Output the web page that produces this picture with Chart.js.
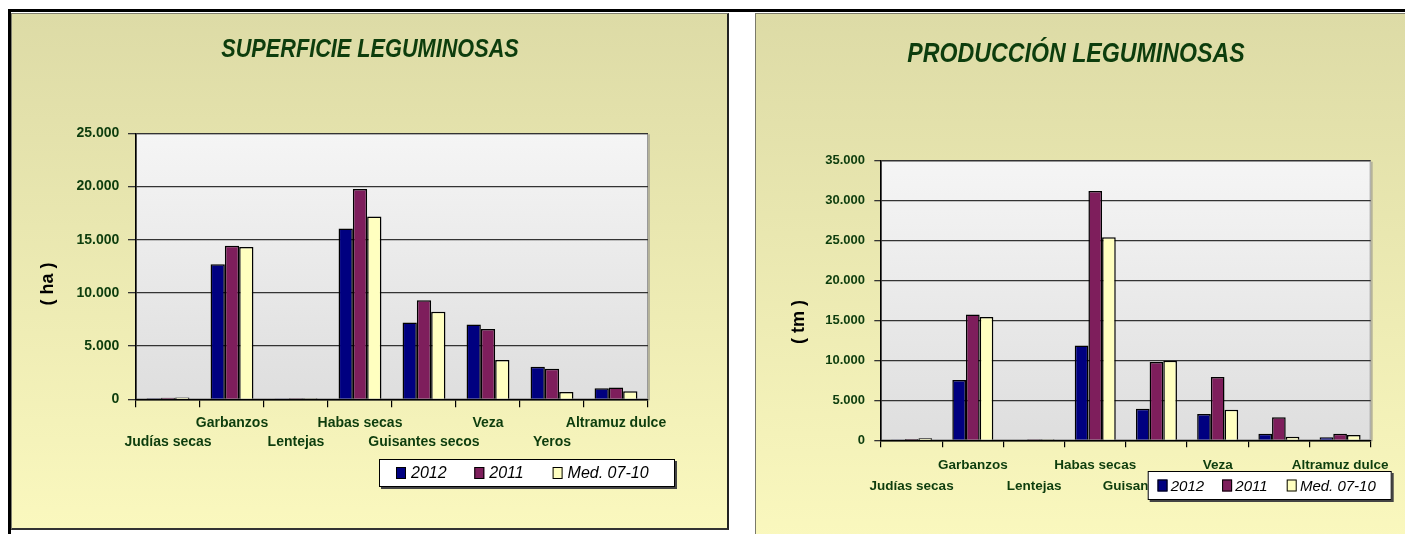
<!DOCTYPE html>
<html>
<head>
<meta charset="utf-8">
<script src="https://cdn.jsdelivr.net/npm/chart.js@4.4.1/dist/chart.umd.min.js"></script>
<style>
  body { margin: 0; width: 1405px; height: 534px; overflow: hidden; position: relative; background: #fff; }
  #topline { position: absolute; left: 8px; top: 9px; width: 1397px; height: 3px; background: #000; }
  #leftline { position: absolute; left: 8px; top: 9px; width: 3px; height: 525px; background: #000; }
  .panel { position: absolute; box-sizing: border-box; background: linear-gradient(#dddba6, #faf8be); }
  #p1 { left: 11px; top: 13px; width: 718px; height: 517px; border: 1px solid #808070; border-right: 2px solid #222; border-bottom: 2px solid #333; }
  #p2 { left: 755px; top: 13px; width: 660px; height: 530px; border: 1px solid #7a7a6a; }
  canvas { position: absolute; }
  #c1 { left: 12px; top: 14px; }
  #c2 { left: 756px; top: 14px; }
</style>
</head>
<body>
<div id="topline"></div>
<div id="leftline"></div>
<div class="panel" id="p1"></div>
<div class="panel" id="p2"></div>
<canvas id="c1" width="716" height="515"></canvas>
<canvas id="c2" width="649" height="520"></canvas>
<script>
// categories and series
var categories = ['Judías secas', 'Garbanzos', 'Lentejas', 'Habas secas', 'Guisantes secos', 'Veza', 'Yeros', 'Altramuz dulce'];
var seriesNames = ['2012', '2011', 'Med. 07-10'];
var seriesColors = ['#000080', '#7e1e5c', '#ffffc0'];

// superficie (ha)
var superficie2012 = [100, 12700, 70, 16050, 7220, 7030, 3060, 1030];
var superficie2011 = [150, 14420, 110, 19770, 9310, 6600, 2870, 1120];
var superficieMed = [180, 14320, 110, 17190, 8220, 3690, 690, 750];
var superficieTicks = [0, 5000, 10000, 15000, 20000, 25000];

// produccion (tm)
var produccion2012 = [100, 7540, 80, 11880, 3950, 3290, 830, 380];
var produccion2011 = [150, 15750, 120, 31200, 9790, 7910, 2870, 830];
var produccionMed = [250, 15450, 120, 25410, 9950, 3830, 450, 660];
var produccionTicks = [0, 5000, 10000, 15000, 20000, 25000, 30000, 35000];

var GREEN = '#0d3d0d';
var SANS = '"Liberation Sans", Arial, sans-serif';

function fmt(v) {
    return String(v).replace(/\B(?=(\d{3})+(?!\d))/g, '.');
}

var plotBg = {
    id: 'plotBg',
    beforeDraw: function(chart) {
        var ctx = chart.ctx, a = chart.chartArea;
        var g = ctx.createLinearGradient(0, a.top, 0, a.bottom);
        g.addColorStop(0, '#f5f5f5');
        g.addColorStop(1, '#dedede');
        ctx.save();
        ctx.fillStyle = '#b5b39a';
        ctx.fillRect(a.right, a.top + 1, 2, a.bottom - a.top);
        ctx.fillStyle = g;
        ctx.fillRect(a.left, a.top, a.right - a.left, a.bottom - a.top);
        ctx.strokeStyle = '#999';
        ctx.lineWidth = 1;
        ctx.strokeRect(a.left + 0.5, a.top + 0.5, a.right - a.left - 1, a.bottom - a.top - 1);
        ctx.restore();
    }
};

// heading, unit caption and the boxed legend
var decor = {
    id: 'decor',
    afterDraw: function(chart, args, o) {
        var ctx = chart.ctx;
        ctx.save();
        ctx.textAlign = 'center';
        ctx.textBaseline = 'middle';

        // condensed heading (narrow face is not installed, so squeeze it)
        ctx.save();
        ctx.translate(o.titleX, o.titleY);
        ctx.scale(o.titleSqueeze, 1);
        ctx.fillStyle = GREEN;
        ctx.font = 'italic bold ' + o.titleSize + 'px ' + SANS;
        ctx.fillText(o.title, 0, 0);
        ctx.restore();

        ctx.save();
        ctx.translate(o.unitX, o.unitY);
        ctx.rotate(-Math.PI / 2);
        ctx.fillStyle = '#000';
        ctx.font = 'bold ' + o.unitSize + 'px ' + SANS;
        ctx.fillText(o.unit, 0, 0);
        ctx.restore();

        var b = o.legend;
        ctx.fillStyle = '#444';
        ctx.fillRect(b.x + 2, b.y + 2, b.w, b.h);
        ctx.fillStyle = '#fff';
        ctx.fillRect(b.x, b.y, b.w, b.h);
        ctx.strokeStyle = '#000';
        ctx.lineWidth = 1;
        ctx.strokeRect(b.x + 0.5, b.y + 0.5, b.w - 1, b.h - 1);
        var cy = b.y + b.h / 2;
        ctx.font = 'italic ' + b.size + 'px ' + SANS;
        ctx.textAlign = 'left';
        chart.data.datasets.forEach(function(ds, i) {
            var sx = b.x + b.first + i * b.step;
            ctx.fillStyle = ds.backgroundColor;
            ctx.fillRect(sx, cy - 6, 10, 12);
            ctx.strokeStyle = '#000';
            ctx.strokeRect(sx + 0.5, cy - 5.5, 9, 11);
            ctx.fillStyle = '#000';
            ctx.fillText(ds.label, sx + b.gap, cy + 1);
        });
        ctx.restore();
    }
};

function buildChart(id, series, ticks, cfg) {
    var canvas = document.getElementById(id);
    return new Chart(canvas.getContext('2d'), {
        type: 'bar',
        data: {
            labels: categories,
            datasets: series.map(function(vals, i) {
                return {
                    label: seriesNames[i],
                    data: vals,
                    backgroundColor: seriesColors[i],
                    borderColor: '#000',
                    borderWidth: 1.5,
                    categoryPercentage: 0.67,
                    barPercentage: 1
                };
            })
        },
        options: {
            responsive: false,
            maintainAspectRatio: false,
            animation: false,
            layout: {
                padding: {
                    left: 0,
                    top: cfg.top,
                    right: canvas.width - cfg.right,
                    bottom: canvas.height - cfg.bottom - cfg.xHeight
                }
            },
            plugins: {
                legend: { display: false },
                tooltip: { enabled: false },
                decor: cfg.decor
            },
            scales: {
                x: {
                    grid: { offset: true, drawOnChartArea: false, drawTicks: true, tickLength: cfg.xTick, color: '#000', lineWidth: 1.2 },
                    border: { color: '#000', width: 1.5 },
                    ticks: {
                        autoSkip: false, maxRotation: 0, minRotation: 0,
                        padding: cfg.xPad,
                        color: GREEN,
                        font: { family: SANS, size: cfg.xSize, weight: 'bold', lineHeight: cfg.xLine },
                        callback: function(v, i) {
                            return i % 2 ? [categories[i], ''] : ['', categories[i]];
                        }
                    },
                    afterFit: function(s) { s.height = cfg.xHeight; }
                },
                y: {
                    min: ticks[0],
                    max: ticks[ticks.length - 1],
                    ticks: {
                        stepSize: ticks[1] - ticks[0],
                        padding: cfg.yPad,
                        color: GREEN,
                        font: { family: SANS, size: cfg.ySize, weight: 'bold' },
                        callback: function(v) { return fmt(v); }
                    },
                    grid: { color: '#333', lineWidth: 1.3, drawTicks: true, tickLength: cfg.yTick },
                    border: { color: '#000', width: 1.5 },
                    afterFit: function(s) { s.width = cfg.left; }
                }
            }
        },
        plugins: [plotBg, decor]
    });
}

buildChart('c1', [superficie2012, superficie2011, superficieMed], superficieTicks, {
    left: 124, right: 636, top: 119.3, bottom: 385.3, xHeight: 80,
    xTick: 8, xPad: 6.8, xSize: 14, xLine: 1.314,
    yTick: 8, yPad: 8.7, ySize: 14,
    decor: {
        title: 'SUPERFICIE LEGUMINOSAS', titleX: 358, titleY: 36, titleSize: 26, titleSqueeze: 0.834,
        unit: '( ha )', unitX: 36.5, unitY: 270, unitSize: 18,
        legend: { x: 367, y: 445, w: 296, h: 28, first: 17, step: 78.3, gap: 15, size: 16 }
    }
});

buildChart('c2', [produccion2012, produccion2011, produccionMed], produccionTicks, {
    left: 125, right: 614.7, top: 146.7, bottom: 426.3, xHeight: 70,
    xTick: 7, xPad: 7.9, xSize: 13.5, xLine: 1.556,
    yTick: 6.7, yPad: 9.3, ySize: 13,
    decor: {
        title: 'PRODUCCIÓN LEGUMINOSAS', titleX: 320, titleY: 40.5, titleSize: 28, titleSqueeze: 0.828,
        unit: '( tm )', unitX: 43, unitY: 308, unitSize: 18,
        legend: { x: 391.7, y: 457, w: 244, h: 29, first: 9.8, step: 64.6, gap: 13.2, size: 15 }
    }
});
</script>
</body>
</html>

______________________________

Exercise aim »
Restate, line by line and word for word, everything from the top of the material through the line that contains "var superficieTicks = [0, 5000, 10000, 15000, 20000, 25000];". Leave pictures out.

Response to the task »
Output the web page that produces this picture with Chart.js.
<!DOCTYPE html>
<html>
<head>
<meta charset="utf-8">
<script src="https://cdn.jsdelivr.net/npm/chart.js@4.4.1/dist/chart.umd.min.js"></script>
<style>
  body { margin: 0; width: 1405px; height: 534px; overflow: hidden; position: relative; background: #fff; }
  #topline { position: absolute; left: 8px; top: 9px; width: 1397px; height: 3px; background: #000; }
  #leftline { position: absolute; left: 8px; top: 9px; width: 3px; height: 525px; background: #000; }
  .panel { position: absolute; box-sizing: border-box; background: linear-gradient(#dddba6, #faf8be); }
  #p1 { left: 11px; top: 13px; width: 718px; height: 517px; border: 1px solid #808070; border-right: 2px solid #222; border-bottom: 2px solid #333; }
  #p2 { left: 755px; top: 13px; width: 660px; height: 530px; border: 1px solid #7a7a6a; }
  canvas { position: absolute; }
  #c1 { left: 12px; top: 14px; }
  #c2 { left: 756px; top: 14px; }
</style>
</head>
<body>
<div id="topline"></div>
<div id="leftline"></div>
<div class="panel" id="p1"></div>
<div class="panel" id="p2"></div>
<canvas id="c1" width="716" height="515"></canvas>
<canvas id="c2" width="649" height="520"></canvas>
<script>
// categories and series
var categories = ['Judías secas', 'Garbanzos', 'Lentejas', 'Habas secas', 'Guisantes secos', 'Veza', 'Yeros', 'Altramuz dulce'];
var seriesNames = ['2012', '2011', 'Med. 07-10'];
var seriesColors = ['#000080', '#7e1e5c', '#ffffc0'];

// superficie (ha)
var superficie2012 = [100, 12700, 70, 16050, 7220, 7030, 3060, 1030];
var superficie2011 = [150, 14420, 110, 19770, 9310, 6600, 2870, 1120];
var superficieMed = [180, 14320, 110, 17190, 8220, 3690, 690, 750];
var superficieTicks = [0, 5000, 10000, 15000, 20000, 25000];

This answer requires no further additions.